Caps on groundwater use create a new market in California

Aug 17, 2019 at 1:00pm

The Economist

A LONG STRETCH of highway running between Los Angeles and San Francisco separates the dry hills to the west from the green plains of the San Joaquin Valley to the east, where much of America’s fruit, nuts and vegetables are grown. Every couple of miles billboards hint at the looming threat to the valley. “Is growing food a waste of water?” one billboard asks. Another simply says, “No Water, no Jobs”.

In the San Joaquin Valley agriculture accounts for 18% of jobs and agriculture runs on water. Most of it comes from local rivers and rainfall, some is imported from the river deltas upstate, and the rest is pumped out of groundwater basins. During the drought of 2012-16 landowners pumped more and more groundwater to compensate for the lack of rain. Thousands of wells ran dry. As a result, California passed a law requiring water users to organise themselves into local Groundwater Sustainability Agencies (GSAs), with the aim of bringing groundwater use to sustainable levels by the early 2040s. In the driest basins, GSAs must file plans on how to do so by the end of January 2020.

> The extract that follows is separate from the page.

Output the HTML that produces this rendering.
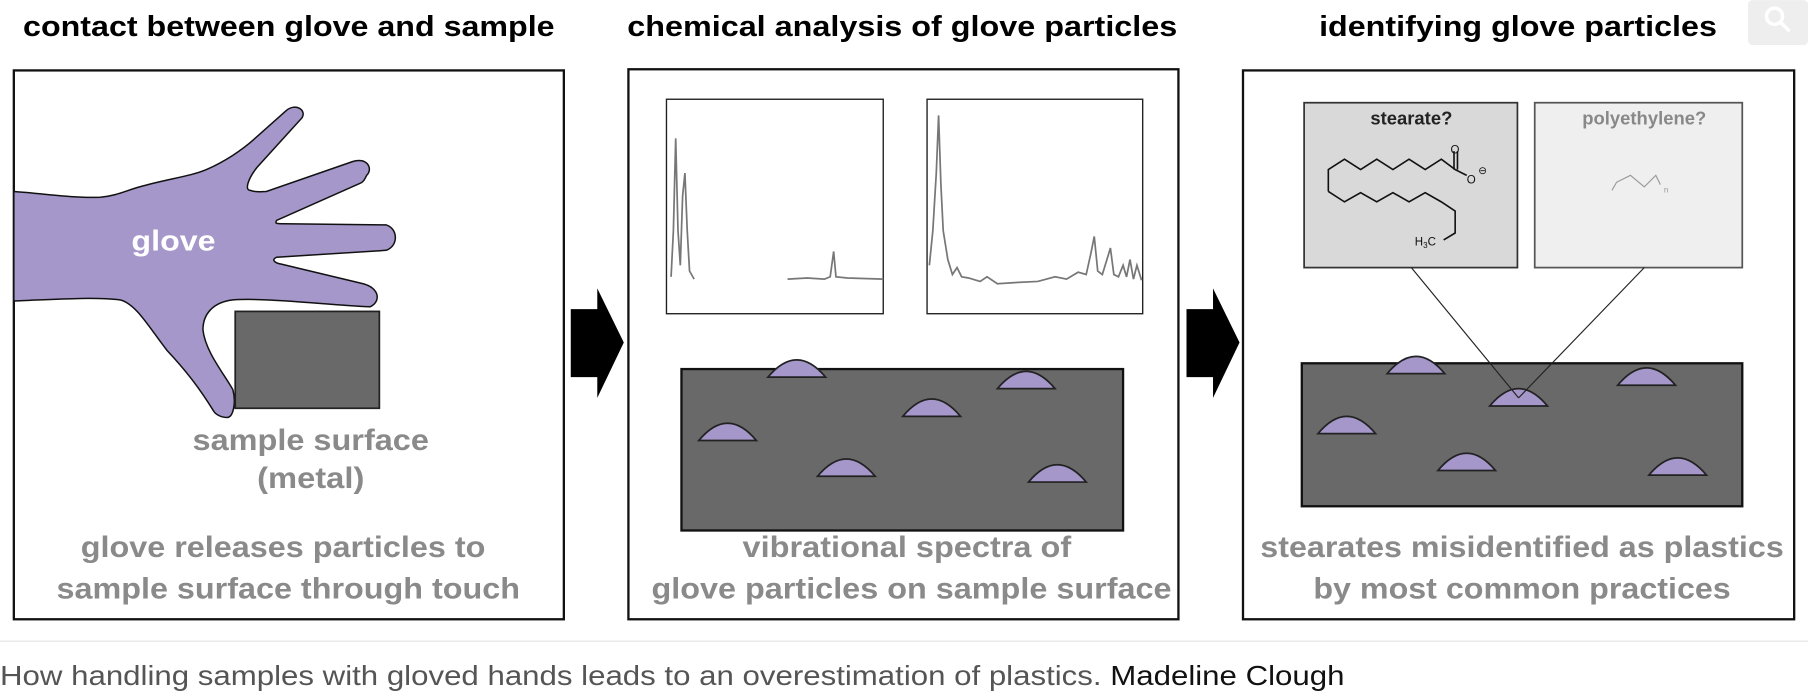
<!DOCTYPE html>
<html><head><meta charset="utf-8"><style>
html,body{margin:0;padding:0;background:#fff;width:1808px;height:692px;overflow:hidden}
svg{display:block}
text{font-family:"Liberation Sans",Arial,sans-serif}
</style></head><body>
<svg width="1808" height="692" viewBox="0 0 1568 600" xmlns="http://www.w3.org/2000/svg">
<rect x="0" y="0" width="1568" height="600" fill="#fff"/>
<!-- titles -->
<g font-weight="bold" font-size="25" fill="#000">
<text x="20" y="31" textLength="461" lengthAdjust="spacingAndGlyphs">contact between glove and sample</text>
<text x="544" y="31" textLength="477" lengthAdjust="spacingAndGlyphs">chemical analysis of glove particles</text>
<text x="1144" y="31" textLength="345" lengthAdjust="spacingAndGlyphs">identifying glove particles</text>
</g>
<rect x="1516" y="0" width="52" height="39" rx="4" fill="#eee"/>
<circle cx="1539" cy="14" r="7" fill="none" stroke="#fff" stroke-width="3"/>
<line x1="1544" y1="19" x2="1552" y2="27" stroke="#fff" stroke-width="3"/>
<!-- panels -->
<g fill="#fff" stroke="#111" stroke-width="2">
<rect x="12" y="61" width="477" height="476"/>
<rect x="545" y="60" width="477" height="477"/>
<rect x="1078" y="61" width="478" height="476"/>
</g>
<!-- arrows -->
<polygon points="495,268 518,268 518,250 541,297 518,345 518,327 495,327" fill="#000"/>
<polygon points="1029,268 1052,268 1052,250 1075,297 1052,345 1052,327 1029,327" fill="#000"/>
<!-- panel 1 -->
<path d="M12,166 C40,168 65,172 87,171 C100,170 110,165 121,162 C145,155 165,153 179,147 C195,140 210,130 220,121 L248,96 C256,89 266,95 262,102 L223,145 C215,155 212,165 217,165 C222,167 227,166 231,166 L306,140 C318,136 324,146 318,152 C316,156 315,158 312,159 L240,191 C238,194 240,194 246,194 L335,195 C345,198 346,213 335,217 L240,223 C235,225 238,228 244,229 L315,246 C330,250 330,262 321,266 C280,264 230,258 202,260 C185,262 176,272 176,286 C178,305 195,325 202,338 C205,350 202,362 197,362 C190,362 186,358 185,356 C172,335 160,320 145,304 C130,285 118,263 104,260 C80,257 40,260 12,261 Z" fill="#a597c9" stroke="#111" stroke-width="1.3"/>
<rect x="204" y="270" width="125" height="84" fill="#696969" stroke="#222" stroke-width="1.5"/>
<text x="114" y="217" font-size="25" font-weight="bold" fill="#fff" textLength="73" lengthAdjust="spacingAndGlyphs">glove</text>
<g font-size="26" font-weight="bold" fill="#8a8a8a">
<text x="167" y="390" textLength="205" lengthAdjust="spacingAndGlyphs">sample surface</text>
<text x="223" y="423" textLength="93" lengthAdjust="spacingAndGlyphs">(metal)</text>
<text x="70" y="483" textLength="351" lengthAdjust="spacingAndGlyphs">glove releases particles to</text>
<text x="49" y="519" textLength="402" lengthAdjust="spacingAndGlyphs">sample surface through touch</text>
<text x="644" y="483" textLength="285" lengthAdjust="spacingAndGlyphs">vibrational spectra of</text>
<text x="565" y="519" textLength="451" lengthAdjust="spacingAndGlyphs">glove particles on sample surface</text>
<text x="1093" y="483" textLength="454" lengthAdjust="spacingAndGlyphs">stearates misidentified as plastics</text>
<text x="1139" y="519" textLength="362" lengthAdjust="spacingAndGlyphs">by most common practices</text>
</g>
<!-- panel 2 spectra -->
<g fill="#fff" stroke="#222" stroke-width="1.2">
<rect x="578" y="86" width="188" height="186"/>
<rect x="804" y="86" width="187" height="186"/>
</g>
<g fill="none" stroke="#777" stroke-width="1.5">
<polyline points="582,240 584,200 586,120 588,200 590,230 592,170 594,150 596,200 598,235 602,242"/>
<polyline points="683,242 700,241 715,242 720,240 723,218 725,240 735,241 766,242"/>
<polyline points="806,230 809,200 812,150 814,100 816,160 818,200 822,225 826,238 830,232 834,240 840,241 850,244 856,240 865,246 880,245 900,244 915,240 925,242 935,236 942,238 946,220 949,205 952,235 956,238 960,225 963,215 966,238 970,240 974,230 977,240 980,225 983,242 986,230 990,243"/>
</g>
<!-- surfaces -->
<rect x="591" y="320" width="383" height="140" fill="#696969" stroke="#111" stroke-width="2"/>
<rect x="1129" y="315" width="382" height="124" fill="#696969" stroke="#111" stroke-width="2"/>
<g fill="#a597c9" stroke="#222" stroke-width="1.5">
<path d="M666,327 Q691,297 716,327 Z"/>
<path d="M865,337 Q890,307 915,337 Z"/>
<path d="M783,361 Q808,331 833,361 Z"/>
<path d="M606,382 Q631,352 656,382 Z"/>
<path d="M709,413 Q734,383 759,413 Z"/>
<path d="M892,418 Q917,388 942,418 Z"/>
<path d="M1203,324 Q1228,294 1253,324 Z"/>
<path d="M1403,334 Q1428,304 1453,334 Z"/>
<path d="M1292,352 Q1317,322 1342,352 Z"/>
<path d="M1143,376 Q1168,346 1193,376 Z"/>
<path d="M1247,408 Q1272,378 1297,408 Z"/>
<path d="M1430,412 Q1455,382 1480,412 Z"/>
</g>
<!-- panel 3 boxes -->
<rect x="1131" y="89" width="185" height="143" fill="#d9d9d9" stroke="#333" stroke-width="1.5"/>
<rect x="1331" y="89" width="180" height="143" fill="#efefef" stroke="#555" stroke-width="1.5"/>
<line x1="1224" y1="232" x2="1317" y2="345" stroke="#222" stroke-width="1"/>
<line x1="1426" y1="232" x2="1317" y2="345" stroke="#222" stroke-width="1"/>
<text x="1224" y="108" font-size="16" font-weight="bold" fill="#222" text-anchor="middle">stearate?</text>
<text x="1426" y="108" font-size="16" font-weight="bold" fill="#888" text-anchor="middle">polyethylene?</text>
<g fill="none" stroke="#111" stroke-width="1.4">
<polyline points="1152,166 1152,147 1166,138 1180,147 1194,138 1208,147 1222,138 1236,147 1250,138 1262,147 1272,152"/>
<line x1="1261" y1="147" x2="1261" y2="131"/><line x1="1264" y1="147" x2="1264" y2="131"/>
<polyline points="1152,166 1166,175 1180,167 1194,175 1208,167 1222,175 1236,167 1250,175 1262,183 1262,202 1252,208"/>
<polyline points="1398,165 1402,158 1414,152 1426,162 1436,152 1440,160" stroke="#999" stroke-width="1"/>
</g>
<g font-size="10" fill="#111">
<text x="1258" y="133">O</text>
<text x="1272" y="159">O</text>
<text x="1282" y="151" font-size="9">⊖</text>
<text x="1227" y="213">H<tspan font-size="7" dy="2">3</tspan><tspan dy="-2">C</tspan></text>
</g>
<text x="1443" y="167" font-size="7" fill="#999">n</text>
<!-- caption -->
<line x1="0" y1="556" x2="1568" y2="556" stroke="#e3e3e3" stroke-width="1"/>
<text x="0" y="594" font-size="24" fill="#555" textLength="1166" lengthAdjust="spacingAndGlyphs">How handling samples with gloved hands leads to an overestimation of plastics. <tspan fill="#111">Madeline Clough</tspan></text>
</svg>
</body></html>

The Public Policy Institute of California (PPIC), a think-tank, estimates that this could result in as much as 15% of the valley’s 5.2m acres of irrigated cropland lying fallow. At first glance, each farmer seems to be faced with a choice: let land go fallow or grow crops which use less water. But if landowners in the San Joaquin Valley traded both groundwater and surface water, they could cut their revenue losses by half, according to the PPIC’s estimates.

“Water is an asset and markets would allow you to allocate it in the right way,” says Edgar Terry, a farmer in Ventura County, 50 miles south of the San Joaquin Valley. If landowners lease pumping rights to others for more than they would earn from using the water to grow additional crops, they benefit. Buyers may make larger profits from the additional crops they can grow than the water costs them. Towns or industrial users may pay landowners for additional pumping rights. The scarce resource would flow towards its most efficient use.